LETTERS: Oil industry booms, busts

For most of my working career I have been in the oil field industry. So I know a little bit about South Texas oil history.

One of the best times for the state and oil companies was 1980 and 1981. The price of oil was $40 a barrel and everyone was working and making good money. We had a very large and strong middle class. At nighttime you could see the skyline polka-dotted with drilling rig lights every few miles in all directions. The drilling rig count was 4,521 at its peak.

Then in December 1981 the price of oil started to go down and it kept going down until September 1986. We went from a boom cycle to a bust cycle within six years.

But this oversupply of oil helped create other mini booms and demands and large increases for: divorce and bankruptcy lawyers, equipment auctioneers, food stamp assistance, state unemployment checks, lawsuits, crime, family violence, auto repossession, home foreclosures and lots of angry/depressed/confused people.

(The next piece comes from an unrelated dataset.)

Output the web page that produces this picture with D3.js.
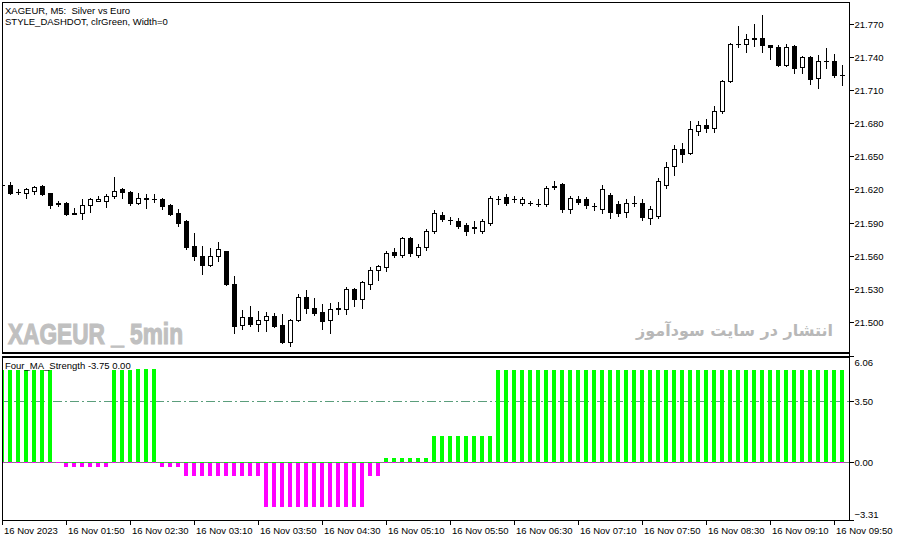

Thanks to technology changes and fracking, a second boom started in 2009 and ended in 2014. It was followed by a bust from 2015 until 2020, when the price went below $70 a barrel all the way down to a -$37 a barrel in 2020.

Today the price of oil is above $70 a barrel thanks mostly to President Biden’s economic policies, which are designed to help oil companies survive and find increase investments for green energy simultaneously.